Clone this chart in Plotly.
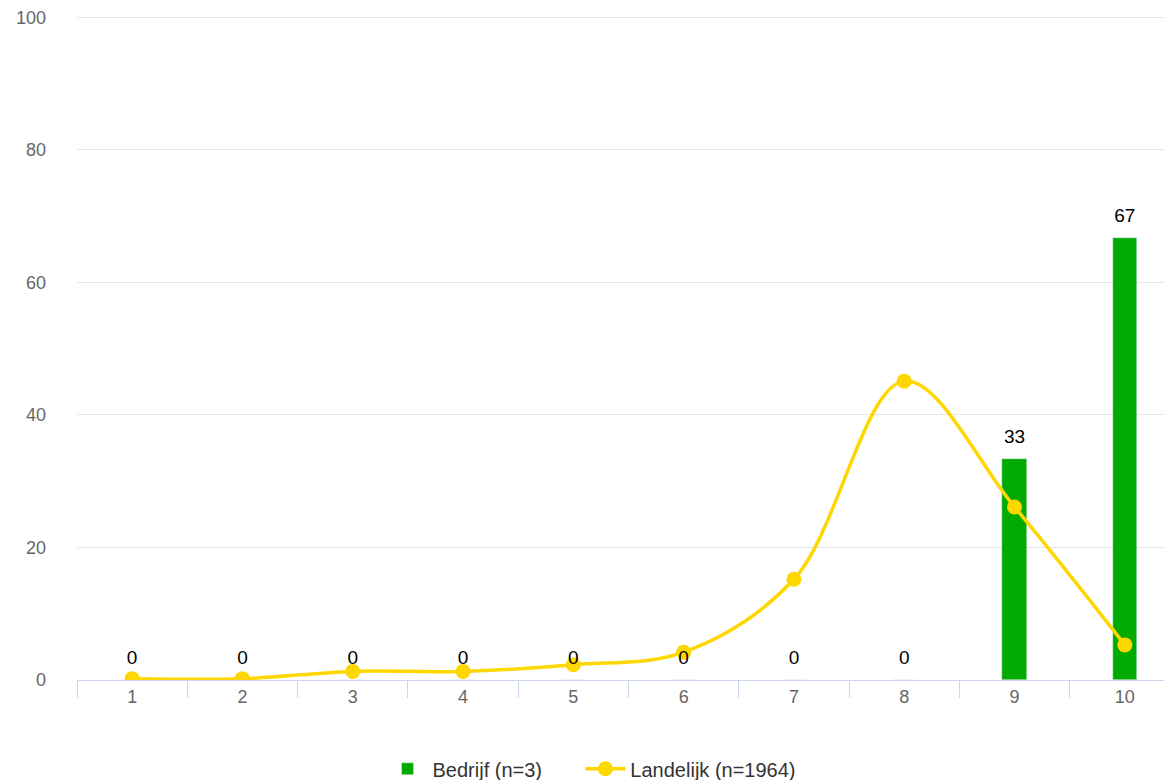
import plotly.graph_objects as go

# scores 1..10
categories = ["1", "2", "3", "4", "5", "6", "7", "8", "9", "10"]
bedrijf = [0, 0, 0, 0, 0, 0, 0, 0, 33.33, 66.67]
landelijk = [0.2, 0.2, 1.3, 1.3, 2.3, 4.2, 15.2, 45.1, 26.1, 5.3]
bedrijf_labels = ["0", "0", "0", "0", "0", "0", "0", "0", "33", "67"]

GREEN = "#00aa00"
YELLOW = "#ffd700"
FONT = "Arial, Liberation Sans, sans-serif"

fig = go.Figure()

fig.add_trace(
    go.Bar(
        x=categories,
        y=bedrijf,
        # padding spaces keep the two legend entries apart like the original
        name="Bedrijf (n=3)" + "\u00a0" * 6,
        marker_color=GREEN,
        width=0.22,
        hoverinfo="skip",
    )
)

fig.add_trace(
    go.Scatter(
        x=categories,
        y=landelijk,
        name="Landelijk (n=1964)",
        mode="lines+markers",
        line=dict(color=YELLOW, width=3.5, shape="spline", smoothing=1.0),
        marker=dict(color=YELLOW, size=15),
    )
)

# value labels above the bars
fig.add_trace(
    go.Scatter(
        x=categories,
        y=bedrijf,
        mode="markers+text",
        text=bedrijf_labels,
        textposition="top center",
        textfont=dict(family=FONT, size=19, color="#000000"),
        marker=dict(size=16, opacity=0),
        showlegend=False,
        hoverinfo="skip",
        cliponaxis=False,
    )
)

fig.update_layout(
    width=1172,
    height=780,
    margin=dict(l=69, r=0, t=6, b=108, autoexpand=False),
    paper_bgcolor="white",
    plot_bgcolor="white",
    font=dict(family=FONT, size=18, color="#666666"),
    bargap=0,
    showlegend=True,
    legend=dict(
        orientation="h",
        x=0.277,
        xanchor="left",
        y=-0.104,
        yanchor="top",
        font=dict(size=20, color="#333333"),
        itemwidth=40,
    ),
    xaxis=dict(
        type="category",
        range=[-0.5, 9.5],
        tickson="boundaries",
        ticks="outside",
        ticklen=17,
        tickcolor="#ccd6eb",
        showline=True,
        linecolor="#ccd6eb",
        linewidth=1,
        showgrid=False,
        zeroline=False,
        automargin=False,
        tickfont=dict(size=18, color="#666666"),
    ),
    yaxis=dict(
        range=[0, 100.5],
        dtick=20,
        showgrid=True,
        gridcolor="#e6e6e6",
        gridwidth=1,
        zeroline=False,
        showline=False,
        ticks="",
        ticklabelstandoff=30,
        ticklabeloverflow="allow",
        automargin=False,
        tickfont=dict(size=18, color="#666666"),
    ),
)

fig.write_html("out.html")
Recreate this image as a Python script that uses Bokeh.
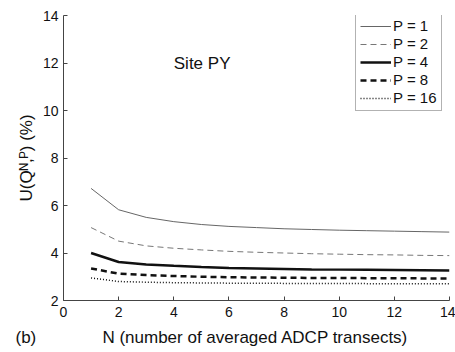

::::::

Given problem
Make an exact reproduction of the listing above, without any pictures.

Answer to this task
Clone this chart in Plotly.
import plotly.graph_objects as go

# scores 1..10
categories = ["1", "2", "3", "4", "5", "6", "7", "8", "9", "10"]
bedrijf = [0, 0, 0, 0, 0, 0, 0, 0, 33.33, 66.67]
landelijk = [0.2, 0.2, 1.3, 1.3, 2.3, 4.2, 15.2, 45.1, 26.1, 5.3]
bedrijf_labels = ["0", "0", "0", "0", "0", "0", "0", "0", "33", "67"]

GREEN = "#00aa00"
YELLOW = "#ffd700"
FONT = "Arial, Liberation Sans, sans-serif"

fig = go.Figure()

fig.add_trace(
    go.Bar(
        x=categories,
        y=bedrijf,
        # padding spaces keep the two legend entries apart like the original
        name="Bedrijf (n=3)" + "\u00a0" * 6,
        marker_color=GREEN,
        width=0.22,
        hoverinfo="skip",
    )
)

fig.add_trace(
    go.Scatter(
        x=categories,
        y=landelijk,
        name="Landelijk (n=1964)",
        mode="lines+markers",
        line=dict(color=YELLOW, width=3.5, shape="spline", smoothing=1.0),
        marker=dict(color=YELLOW, size=15),
    )
)

# value labels above the bars
fig.add_trace(
    go.Scatter(
        x=categories,
        y=bedrijf,
        mode="markers+text",
        text=bedrijf_labels,
        textposition="top center",
        textfont=dict(family=FONT, size=19, color="#000000"),
        marker=dict(size=16, opacity=0),
        showlegend=False,
        hoverinfo="skip",
        cliponaxis=False,
    )
)

fig.update_layout(
    width=1172,
    height=780,
    margin=dict(l=69, r=0, t=6, b=108, autoexpand=False),
    paper_bgcolor="white",
    plot_bgcolor="white",
    font=dict(family=FONT, size=18, color="#666666"),
    bargap=0,
    showlegend=True,
    legend=dict(
        orientation="h",
        x=0.277,
        xanchor="left",
        y=-0.104,
        yanchor="top",
        font=dict(size=20, color="#333333"),
        itemwidth=40,
    ),
    xaxis=dict(
        type="category",
        range=[-0.5, 9.5],
        tickson="boundaries",
        ticks="outside",
        ticklen=17,
        tickcolor="#ccd6eb",
        showline=True,
        linecolor="#ccd6eb",
        linewidth=1,
        showgrid=False,
        zeroline=False,
        automargin=False,
        tickfont=dict(size=18, color="#666666"),
    ),
    yaxis=dict(
        range=[0, 100.5],
        dtick=20,
        showgrid=True,
        gridcolor="#e6e6e6",
        gridwidth=1,
        zeroline=False,
        showline=False,
        ticks="",
        ticklabelstandoff=30,
        ticklabeloverflow="allow",
        automargin=False,
        tickfont=dict(size=18, color="#666666"),
    ),
)

fig.write_html("out.html")
Recreate this image as a Python script that uses Bokeh.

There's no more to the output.